Seven years after pushing for transparency in the banking system through the Right To Information (RTI) Act, the Supreme Court agreed on Friday to hear a request by public and private sector banks to be exempt from disclosing financial information about non-performing assets (NPAs), trading losses, show-cause notices, and penalties.
The petitions filed by the banks are legally viable, according to a bench of justices B.R. Gavai and C.T. Ravikumar, because the banks’ only recourse for “protecting the basic rights of their clients” and their right to privacy is to approach the Supreme Court.

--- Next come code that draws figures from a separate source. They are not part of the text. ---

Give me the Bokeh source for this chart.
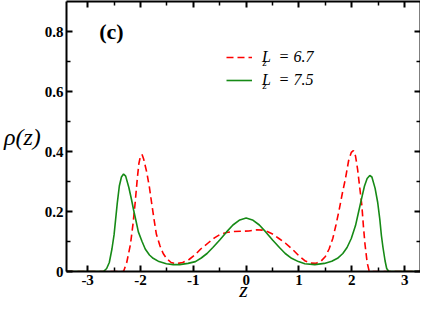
from bokeh.plotting import figure
from bokeh.models import Range1d, LinearAxis, Label, Legend, LegendItem, FixedTicker
from bokeh.embed import file_html
from bokeh.resources import INLINE

# ---- data ----
z_67 = [-3.4, -2.32, -2.26, -2.19, -2.14, -2.10, -2.06, -2.03, -2.00, -1.97, -1.94, -1.88,
        -1.83, -1.79, -1.74, -1.70, -1.63, -1.57, -1.50, -1.42, -1.32, -1.20, -1.08, -0.97,
        -0.86, -0.72, -0.60, -0.49, -0.37, -0.25, -0.10, 0.05, 0.20, 0.30, 0.40, 0.49, 0.62,
        0.74, 0.87, 0.99, 1.11, 1.22, 1.32, 1.42, 1.50, 1.57, 1.64, 1.70, 1.76, 1.82, 1.88,
        1.94, 1.99, 2.03, 2.07, 2.11, 2.15, 2.19, 2.22, 2.25, 2.29, 2.33, 3.3]
rho_67 = [0, 0, 0.03, 0.09, 0.16, 0.23, 0.31, 0.36, 0.385, 0.39, 0.375, 0.33,
          0.28, 0.23, 0.17, 0.125, 0.085, 0.06, 0.042, 0.03, 0.026, 0.03, 0.04, 0.055,
          0.075, 0.095, 0.112, 0.124, 0.13, 0.133, 0.134, 0.135, 0.139, 0.138, 0.133, 0.126, 0.11,
          0.095, 0.075, 0.054, 0.036, 0.028, 0.027, 0.035, 0.05, 0.075, 0.11, 0.155, 0.205, 0.26, 0.31,
          0.37, 0.397, 0.403, 0.385, 0.34, 0.28, 0.22, 0.15, 0.09, 0.03, 0, 0]

z_75 = [-3.4, -2.70, -2.64, -2.59, -2.54, -2.50, -2.44, -2.40, -2.36, -2.32, -2.28, -2.22,
        -2.17, -2.13, -2.08, -2.04, -1.97, -1.91, -1.83, -1.76, -1.65, -1.51, -1.38, -1.26,
        -1.10, -0.96, -0.85, -0.74, -0.63, -0.50, -0.37, -0.25, -0.12, 0.00, 0.12, 0.25, 0.37,
        0.50, 0.63, 0.74, 0.86, 0.99, 1.11, 1.30, 1.48, 1.62, 1.73, 1.83, 1.91, 1.99, 2.07,
        2.13, 2.19, 2.24, 2.29, 2.34, 2.38, 2.44, 2.49, 2.53, 2.56, 2.59, 2.63, 2.66, 2.70, 3.3]
rho_75 = [0, 0, 0.01, 0.03, 0.075, 0.122, 0.226, 0.285, 0.315, 0.325, 0.318, 0.28,
          0.24, 0.205, 0.165, 0.132, 0.1, 0.075, 0.055, 0.044, 0.033, 0.026, 0.023, 0.023,
          0.027, 0.033, 0.045, 0.06, 0.08, 0.105, 0.132, 0.155, 0.172, 0.178, 0.172, 0.155, 0.132,
          0.105, 0.08, 0.06, 0.044, 0.033, 0.026, 0.023, 0.027, 0.034, 0.044, 0.06, 0.08, 0.11, 0.153,
          0.2, 0.247, 0.285, 0.31, 0.32, 0.315, 0.278, 0.23, 0.174, 0.12, 0.08, 0.035, 0.01, 0, 0]

x_ticks = [-3, -2, -1, 0, 1, 2, 3]
x_minor = [-3.5, -2.5, -1.5, -0.5, 0.5, 1.5, 2.5]
y_ticks = [0, 0.2, 0.4, 0.6, 0.8]
y_minor = [0.1, 0.3, 0.5, 0.7]
series_labels = ["L", "L"]
series_values = ["= 6.7", "= 7.5"]

SERIF = "'Liberation Serif'"

p = figure(width=420, height=304, output_backend="svg", toolbar_location=None,
           x_range=Range1d(-3.4, 3.3), y_range=Range1d(0, 0.9),
           min_border_left=59, min_border_right=0, min_border_top=1, min_border_bottom=0,
           x_axis_location=None, y_axis_location=None)
p.outline_line_color = None
p.grid.visible = False
p.background_fill_color = "white"


def style_axis(ax, ticks, minor, labels):
    ax.ticker = FixedTicker(ticks=ticks, minor_ticks=minor)
    ax.axis_line_width = 2
    ax.axis_line_color = "black"
    ax.major_tick_in = 6
    ax.major_tick_out = 0
    ax.minor_tick_in = 4
    ax.minor_tick_out = 0
    ax.major_tick_line_width = 2
    ax.minor_tick_line_width = 1.5
    ax.major_label_text_font = SERIF
    ax.major_label_text_font_style = "bold"
    ax.major_label_text_font_size = "15px"
    ax.major_label_text_color = "black"
    ax.major_label_overrides = {t: lab for t, lab in zip(ticks, labels)}
    ax.major_label_standoff = 3 if any(labels) else 0


xb = LinearAxis()
style_axis(xb, x_ticks, x_minor, ["-3", "-2", "-1", "0", "1", "2", "3"])
xb.axis_label = "z"
xb.axis_label_text_font = SERIF
xb.axis_label_text_font_style = "italic"
xb.axis_label_text_font_size = "22px"
xb.axis_label_text_color = "black"
xb.axis_label_standoff = -11
p.add_layout(xb, "below")

xt = LinearAxis()
style_axis(xt, x_ticks, x_minor, [""] * len(x_ticks))
p.add_layout(xt, "above")

yl = LinearAxis()
style_axis(yl, y_ticks, y_minor, ["0", "0.2", "0.4", "0.6", "0.8"])
yl.axis_label = "\u03c1(z)"
yl.axis_label_text_font = SERIF
yl.axis_label_text_font_style = "italic"
yl.axis_label_text_font_size = "24px"
yl.axis_label_text_color = "black"
yl.axis_label_standoff = 1
try:
    yl.axis_label_orientation = "horizontal"
except AttributeError:
    pass
p.add_layout(yl, "left")

yr = LinearAxis()
style_axis(yr, y_ticks, y_minor, [""] * len(y_ticks))
p.add_layout(yr, "right")

r1 = p.line(z_67, rho_67, line_color="#ff0000", line_width=1.6, line_dash="7 4")
r2 = p.line(z_75, rho_75, line_color="#168a16", line_width=1.6)

legend = Legend(items=[LegendItem(label=series_labels[0] + "  " + series_values[0], renderers=[r1]),
                       LegendItem(label=series_labels[1] + "  " + series_values[1], renderers=[r2])],
                location=(160, 181), padding=0, margin=0, spacing=3,
                glyph_width=26, glyph_height=20, label_height=20, label_standoff=10,
                border_line_color=None, background_fill_alpha=0,
                label_text_font=SERIF, label_text_font_style="italic",
                label_text_font_size="16px", label_text_color="black")
p.add_layout(legend, "center")

# subscripts "z" of L_z
for yy in (0.70, 0.623):
    p.add_layout(Label(x=0.31, y=yy, text="z", text_font=SERIF, text_font_style="italic",
                       text_font_size="11px", text_baseline="middle", text_color="black"))

p.add_layout(Label(x=-2.78, y=0.8, text="(c)", text_font=SERIF, text_font_style="bold",
                   text_font_size="22px", text_baseline="middle", text_color="black"))

open("out.html", "w").write(file_html(p, INLINE))
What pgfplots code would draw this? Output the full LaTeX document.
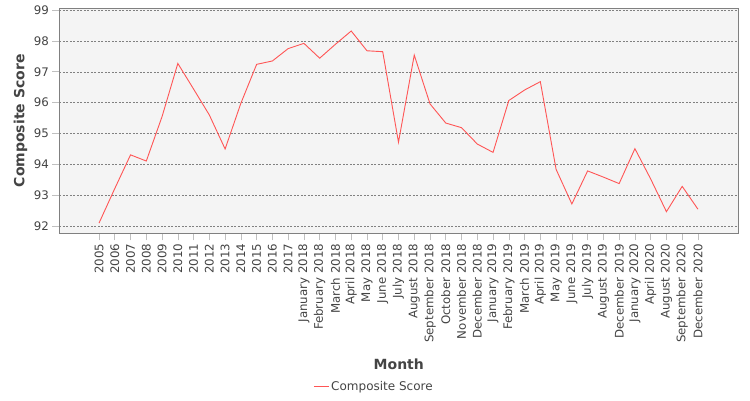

According to the bench, the 2015 judgment in the Jayantilal N. Mistry case “did not take into consideration the aspect of balancing the right to information and the right to privacy”, and thus, the court was duty-bound to give banks an opportunity to argue their case on merits.
“In view of the judgment of this court in Mistry’s case, the RBI is entitled to issue directions to the petitioners/banks to disclose information even with regard to the individual customers of the bank. In effect, it may adversely affect the individuals’ fundamental right to privacy,” said the court as it pointed to the 2017 nine-judge bench decision declaring privacy a fundamental right. However, the right to knowledge is also a basic right, according to the bench, emphasising that a balance must be reached when two rights are deemed to be contending with each other.
The banks’ petition is likely to be heard by the court on October 18.